Escribí Los difuntos porque aparecí desnudo en medio de un callejón encharcado de Nueva York y durante más de cinco años no me moví de ese charco, de ese abismo de ficción, de ese secuestro.
Escribí Los difuntos porque escribir no es una opción, es una maldición; no es una puerta, es un laberinto; no es un fin, sino un sinfín; comienza como deseo y termina siendo cualquier otra cosa, tantas otras cosas, cualquier cosa menos deseo.
Escribí Los difuntos porque George Carrington y Mario Alvares se me aparecieron en sueños y me apuntaron con una pistola (una cada uno) y me gritaron que la trilogía estaba incompleta, que siguiera escribiendo, que nunca dejara de escribir.
Escribí Los difuntos porque tenía dieciocho años, porque escribir te inyecta la sangre y el insomnio y la fuerza exagerada de los dieciocho años, porque uno siempre tiene dieciocho años cuando de verdad está escribiendo.

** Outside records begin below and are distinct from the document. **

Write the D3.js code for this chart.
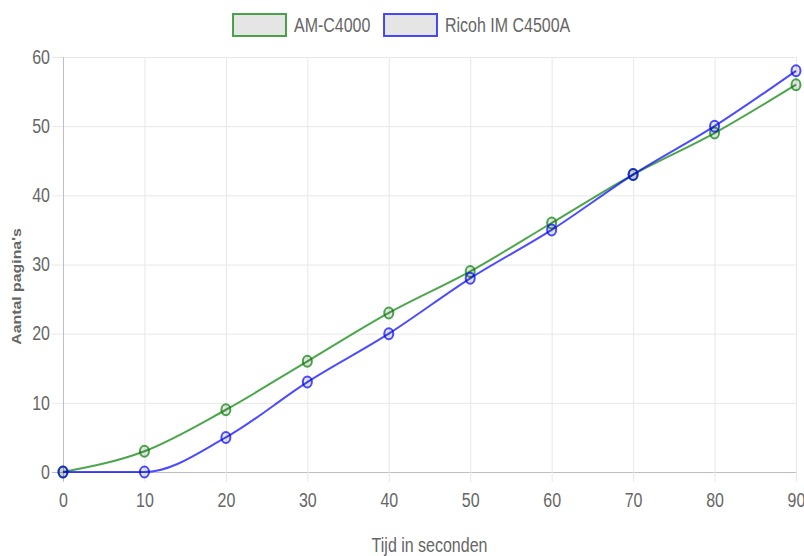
<!DOCTYPE html>
<html>
<head>
<meta charset="utf-8">
<script src="https://cdnjs.cloudflare.com/ajax/libs/d3/7.8.5/d3.min.js"></script>
<style>
  body { margin: 0; background: #fff; }
  text { font-family: "Liberation Sans", Arial, Helvetica, sans-serif; fill: #666; }
</style>
</head>
<body>
<div id="chart"></div>
<script>
// data
var seconds = [0, 10, 20, 30, 40, 50, 60, 70, 80, 90];
var amC4000 = [0, 3, 9, 16, 23, 29, 36, 43, 49, 56];
var ricohC4500A = [0, 0, 5, 13, 20, 28, 35, 43, 50, 58];
var yTicks = [0, 10, 20, 30, 40, 50, 60];
var seriesNames = ['AM-C4000', 'Ricoh IM C4500A'];

var width = 804,
    height = 556,
    stretch = 1.22, // picture is stretched vertically
    margin = { left: 63, right: 8, top: 57, bottom: 84 };

var colors = ['rgba(0,128,0,0.7)', 'rgba(0,0,255,0.7)'];

var svg = d3.select('#chart').append('svg')
    .attr('width', width)
    .attr('height', height);

var xScale = d3.scaleLinear().domain([0, 90]).range([margin.left, width - margin.right]);
var yScale = d3.scaleLinear().domain([0, 60]).range([height - margin.bottom, margin.top]);

var x0 = xScale(0), xEnd = xScale(90), y0 = yScale(0), yTop = yScale(60);

// horizontal grid + y labels
var yAxis = d3.axisLeft(yScale)
    .tickValues(yTicks)
    .tickSize(-(xEnd - (x0 - 11)))
    .tickPadding(2);

svg.append('g')
    .attr('class', 'axis y')
    .attr('transform', 'translate(' + (x0 - 11) + ',0)')
    .call(yAxis)
    .call(function (g) {
        g.select('.domain').remove();
        g.selectAll('line').attr('stroke', function (d) { return d === 0 ? '#bfbfbf' : '#e8e8e8'; });
        g.selectAll('text')
            .attr('transform', 'scale(1,' + stretch + ')')
            .style('font-size', '16px');
    });

// vertical grid + x labels
var xAxis = d3.axisBottom(xScale)
    .tickValues(seconds)
    .tickSize(-(y0 + 10 - yTop));

svg.append('g')
    .attr('class', 'axis x')
    .attr('transform', 'translate(0,' + (y0 + 10) + ')')
    .call(xAxis)
    .call(function (g) {
        g.select('.domain').remove();
        g.selectAll('line').attr('stroke', function (d) { return d === 0 ? '#bfbfbf' : '#e8e8e8'; });
        g.selectAll('text')
            .attr('y', 0)
            .attr('dy', '0.35em')
            .attr('transform', 'translate(0,18) scale(1,' + stretch + ')')
            .style('font-size', '16px');
    });

// axis titles
svg.append('text')
    .attr('transform', 'translate(' + ((x0 + xEnd) / 2) + ',' + 545 + ') scale(1,' + stretch + ')')
    .attr('text-anchor', 'middle')
    .attr('dy', '0.35em')
    .style('font-size', '16px')
    .text('Tijd in seconden');

svg.append('text')
    .attr('transform', 'translate(16,' + ((y0 + yTop) / 2 + 22) + ') scale(1,' + stretch + ') rotate(-90)')
    .attr('text-anchor', 'middle')
    .attr('dy', '0.35em')
    .style('font-size', '13px')
    .style('font-weight', 'bold')
    .text("Aantal pagina's");

// lines and points
var line = d3.line()
    .x(function (d) { return xScale(d.x); })
    .y(function (d) { return yScale(d.y); })
    .curve(d3.curveMonotoneX);

[amC4000, ricohC4500A].forEach(function (values, i) {
    var data = values.map(function (v, j) { return { x: seconds[j], y: v }; });

    svg.append('path')
        .attr('fill', 'none')
        .attr('stroke', colors[i])
        .attr('stroke-width', 2)
        .attr('d', line(data));

    svg.append('g').selectAll('ellipse')
        .data(data)
        .enter().append('ellipse')
        .attr('cx', function (d) { return xScale(d.x); })
        .attr('cy', function (d) { return yScale(d.y); })
        .attr('rx', 4.5)
        .attr('ry', 4.5 * stretch)
        .attr('fill', 'rgba(0,0,0,0.1)')
        .attr('stroke', colors[i])
        .attr('stroke-width', 2);
});

// legend
var legendX = [233, 384];
seriesNames.forEach(function (name, i) {
    var g = svg.append('g').attr('transform', 'translate(' + legendX[i] + ',14)');
    g.append('rect')
        .attr('width', 53)
        .attr('height', 22)
        .attr('fill', 'rgba(0,0,0,0.1)')
        .attr('stroke', colors[i])
        .attr('stroke-width', 2);
    g.append('text')
        .attr('transform', 'translate(61,11) scale(1,' + stretch + ')')
        .attr('dy', '0.35em')
        .style('font-size', '16px')
        .text(name);
});
</script>
</body>
</html>
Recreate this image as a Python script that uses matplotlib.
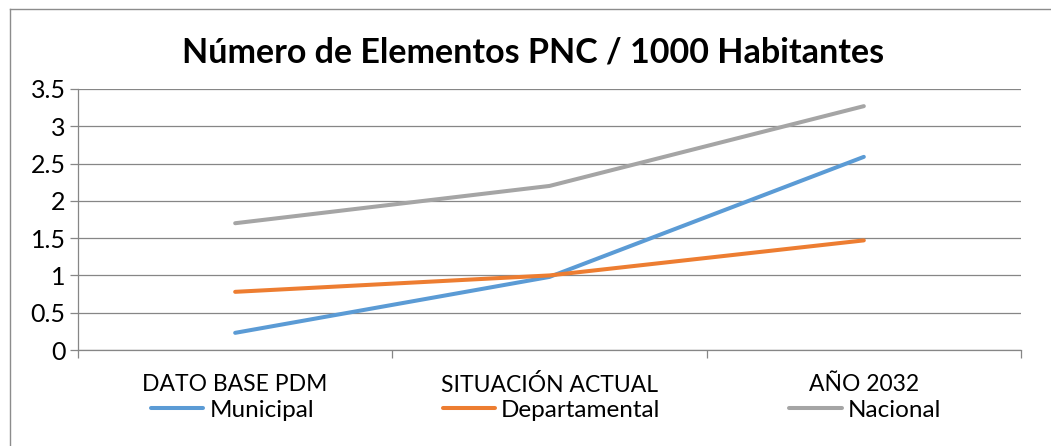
import matplotlib
matplotlib.use("Agg")
import matplotlib.pyplot as plt
from matplotlib.lines import Line2D

plt.rcParams['font.family'] = ['Lato', 'DejaVu Sans']

# ── Data ─────────────────────────────────────────────
categorias = ['DATO BASE PDM', 'SITUACIÓN ACTUAL', 'AÑO 2032']
municipal = [0.23, 0.98, 2.59]
departamental = [0.78, 1.00, 1.47]
nacional = [1.70, 2.20, 3.27]

series = [
    ('Municipal', municipal, '#5B9BD5'),
    ('Departamental', departamental, '#ED7D31'),
    ('Nacional', nacional, '#A5A5A5'),
]

W, H = 1051, 446
fig = plt.figure(figsize=(W / 100, H / 100), dpi=100, facecolor='white')
ax = fig.add_axes([78 / W, 1 - 350 / H, (1021 - 78) / W, (350 - 89) / H])

x = list(range(len(categorias)))
for nombre, vals, color in series:
    ax.plot(x, vals, color=color, lw=2.9, label=nombre, solid_capstyle='round')

# ── Axes styling (Excel look) ────────────────────────
grid_c = '#868686'
ax.set_xlim(-0.5, len(categorias) - 0.5)
ax.set_ylim(0, 3.5)
ax.set_yticks([0, 0.5, 1, 1.5, 2, 2.5, 3, 3.5])
ax.set_yticklabels(['0', '0.5', '1', '1.5', '2', '2.5', '3', '3.5'])
ax.yaxis.grid(True, color=grid_c, lw=0.9)
ax.set_axisbelow(True)
for s in ['top', 'right']:
    ax.spines[s].set_visible(False)
for s in ['left', 'bottom']:
    ax.spines[s].set_color(grid_c)
    ax.spines[s].set_linewidth(0.9)

ax.tick_params(axis='y', length=6, color=grid_c, width=0.9, labelsize=18, pad=3)
ax.set_xticks([-0.5, 0.5, 1.5, 2.5])
ax.set_xticklabels([])
ax.tick_params(axis='x', which='major', length=6, color=grid_c, width=0.9)
ax.set_xticks(x, minor=True)
ax.set_xticklabels(categorias, minor=True)
ax.tick_params(axis='x', which='minor', length=0, labelsize=16.5, pad=17)

fig.text(533 / W, 1 - 53 / H, 'Número de Elementos PNC / 1000 Habitantes',
         ha='center', va='center', fontsize=24.5, fontweight='bold')

fig.legend(loc='center', bbox_to_anchor=(546 / W, 1 - 410 / H), ncol=3,
           frameon=False, fontsize=17.5, handlelength=2.15, handletextpad=0.25,
           columnspacing=5.3, borderpad=0)

# chart frame
fig.add_artist(Line2D([10 / W, 10 / W], [0, 1 - 9 / H], color='#8c8c8c', lw=1))
fig.add_artist(Line2D([10 / W, 1], [1 - 9 / H, 1 - 9 / H], color='#8c8c8c', lw=1))

fig.savefig('out.png', dpi=100, facecolor='white')
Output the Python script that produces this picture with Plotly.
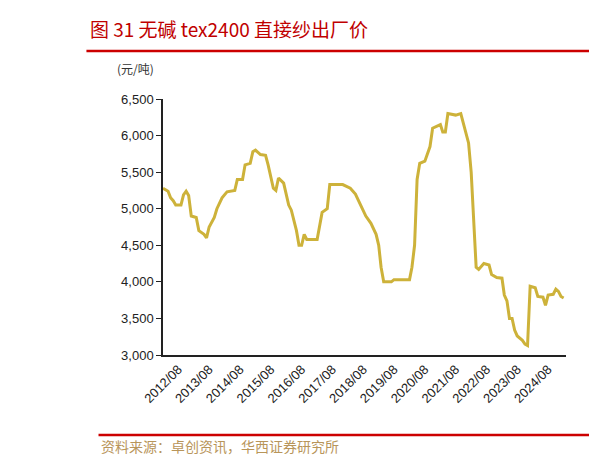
import plotly.graph_objects as go

# glass fibre tex2400 direct roving ex-factory price, yuan/ton
dates = [
    "2012-02", "2012-04", "2012-05", "2012-06", "2012-07", "2012-09", "2012-10", "2012-11", "2012-12",
    "2013-01", "2013-03", "2013-04", "2013-06", "2013-07", "2013-08", "2013-10", "2013-11",
    "2014-01", "2014-03", "2014-06", "2014-07", "2014-09", "2014-10", "2014-12",
    "2015-01", "2015-02", "2015-04", "2015-06", "2015-07", "2015-08", "2015-09", "2015-10", "2015-11",
    "2016-01", "2016-02", "2016-03", "2016-04", "2016-05", "2016-06", "2016-07", "2016-08", "2016-09", "2016-10",
    "2017-02", "2017-03", "2017-04", "2017-06", "2017-07", "2017-12",
    "2018-03", "2018-05", "2018-07", "2018-09", "2018-11",
    "2019-01", "2019-02", "2019-03", "2019-04", "2019-07", "2019-08",
    "2020-02", "2020-03", "2020-04", "2020-05", "2020-06", "2020-08", "2020-10", "2020-11",
    "2021-02", "2021-03", "2021-04", "2021-05", "2021-08", "2021-10", "2021-12",
    "2022-01", "2022-02", "2022-03", "2022-04", "2022-05", "2022-07", "2022-09", "2022-10", "2022-12",
    "2023-02", "2023-03", "2023-04", "2023-05", "2023-06", "2023-07", "2023-08", "2023-10", "2023-11", "2023-12",
    "2024-01", "2024-03", "2024-04", "2024-06", "2024-07", "2024-08", "2024-10", "2024-11", "2024-12",
    "2025-01", "2025-02",
]
prices = [
    5280, 5240, 5150, 5110, 5050, 5050, 5190, 5240, 5180,
    4900, 4880, 4700, 4650, 4600, 4750, 4880, 5000,
    5150, 5230, 5250, 5400, 5400, 5600, 5620,
    5780, 5800, 5740, 5730, 5600, 5450, 5280, 5250, 5420,
    5350, 5200, 5050, 4980, 4850, 4700, 4500, 4500, 4650, 4580,
    4580, 4750, 4950, 5000, 5330, 5330,
    5280, 5200, 5050, 4900, 4800,
    4650, 4500, 4200, 4000, 4000, 4030,
    4030, 4200, 4500, 5400, 5620, 5650, 5850, 6100,
    6150, 6050, 6050, 6300, 6280, 6300, 6050,
    5900, 5500, 4800, 4200, 4170, 4250, 4230, 4100, 4060,
    4050, 3820, 3740, 3500, 3500, 3340, 3260, 3200, 3150, 3130,
    3940, 3920, 3800, 3790, 3680, 3820, 3830, 3900, 3870,
    3800, 3780,
]
tick_dates = ["%d-08-01" % y for y in range(2012, 2025)]
tick_text = ["%d/08" % y for y in range(2012, 2025)]

fig = go.Figure()
fig.add_trace(go.Scatter(x=dates, y=prices, mode="lines",
                         line=dict(color="#cdb23a", width=3)))

fig.update_layout(
    width=597, height=460,
    margin=dict(l=155, r=39, t=91, b=113, autoexpand=False),
    paper_bgcolor="white", plot_bgcolor="white",
    showlegend=False,
    font=dict(family="Liberation Sans, Arial", size=13, color="#222"),
)
fig.update_xaxes(range=["2012-02-01", "2025-03-01"], tickvals=tick_dates, ticktext=tick_text,
                 tickangle=-45, showgrid=False, showline=True, linecolor="#222", linewidth=1.5,
                 ticks="", zeroline=False)
fig.update_yaxes(range=[3000, 6500], dtick=500, tickformat=",", showgrid=False,
                 showline=True, linecolor="#222", linewidth=1.5, ticks="outside",
                 ticklen=5, tickcolor="#222", zeroline=False)

# title, unit and source
fig.add_annotation(text="图 31 无碱 tex2400 直接纱出厂价", xref="paper", yref="paper",
                   x=-0.185, y=1.277, xanchor="left", yanchor="middle", showarrow=False,
                   font=dict(size=19, color="#c00000", family="Noto Sans CJK SC"))
fig.add_shape(type="line", xref="paper", yref="paper", x0=-0.19, x1=1.1, y0=1.1875, y1=1.1875,
              line=dict(color="#cc0000", width=2.5))
fig.add_annotation(text="(元/吨)", xref="paper", yref="paper", x=-0.12, y=1.12,
                   xanchor="left", yanchor="middle", showarrow=False,
                   font=dict(size=12, color="#333", family="Noto Sans CJK SC"))
fig.add_shape(type="line", xref="paper", yref="paper", x0=-0.16, x1=1.1, y0=-0.3125, y1=-0.3125,
              line=dict(color="#cc0000", width=2.5))
fig.add_annotation(text="资料来源：卓创资讯，华西证券研究所", xref="paper", yref="paper",
                   x=-0.16, y=-0.355, xanchor="left", yanchor="middle", showarrow=False,
                   font=dict(size=14, color="#b8955a", family="Noto Sans CJK SC"))

fig.write_html("out.html")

Escribí Los difuntos porque durante más de cinco años fui una marioneta, un traductor, un esclavo de esa pareja de dominatrices, esos nietos de Paul Celan, esos hijos de Quentin Tarantino, George y Mario, tanto monta, monta tanto, Mario y George.
Escribí Los difuntos porque Los muertos es mi novela sobre la guerra civil y aún no había escrito mi novela sobre la indignación, la segunda parte de la misma función.
Escribí Los difuntos porque tenía que hacerlo, porque en aquellos momentos era importante, fundamental, porque no tenía más remedio, porque hubiera sido una locura no hacerlo.
Escribí Los difuntos, en realidad, no sé muy bien por qué.
Escribí Los difuntos porque, bueno, yo qué sé, porque, ¿para qué escribe uno?, ¿sí o no?, ¿por qué escribe uno?, ¿eh, dime?, ¿por qué un texto y no otro?, ¿no?, ¿de qué materia está hecho ese cordón umbilical, ese ultimátum, esa obsesión que nos doblega hasta hacernos morder el polvo periférico?
Escribí Los difuntos porque durante más de cinco años estuve totalmente enfermo de ficción.
Escribí Los difuntos porque no podía no hacerlo.
Escribí Los difuntos y me curé: eso es todo, amigos.
No escribí Los difuntos, porque en realidad lo hicieron mis alumnos del taller literario «Escribir la pantalla» que dicté en la Universidad Javeriana de Bogotá el año que viene.
Escribí Los difuntos porque, como dijo Azaña, el mejor modo de guardar un secreto en España es escribir un libro.
Escribí Los difuntos para nunca saber por qué diablos escribí Los difuntos.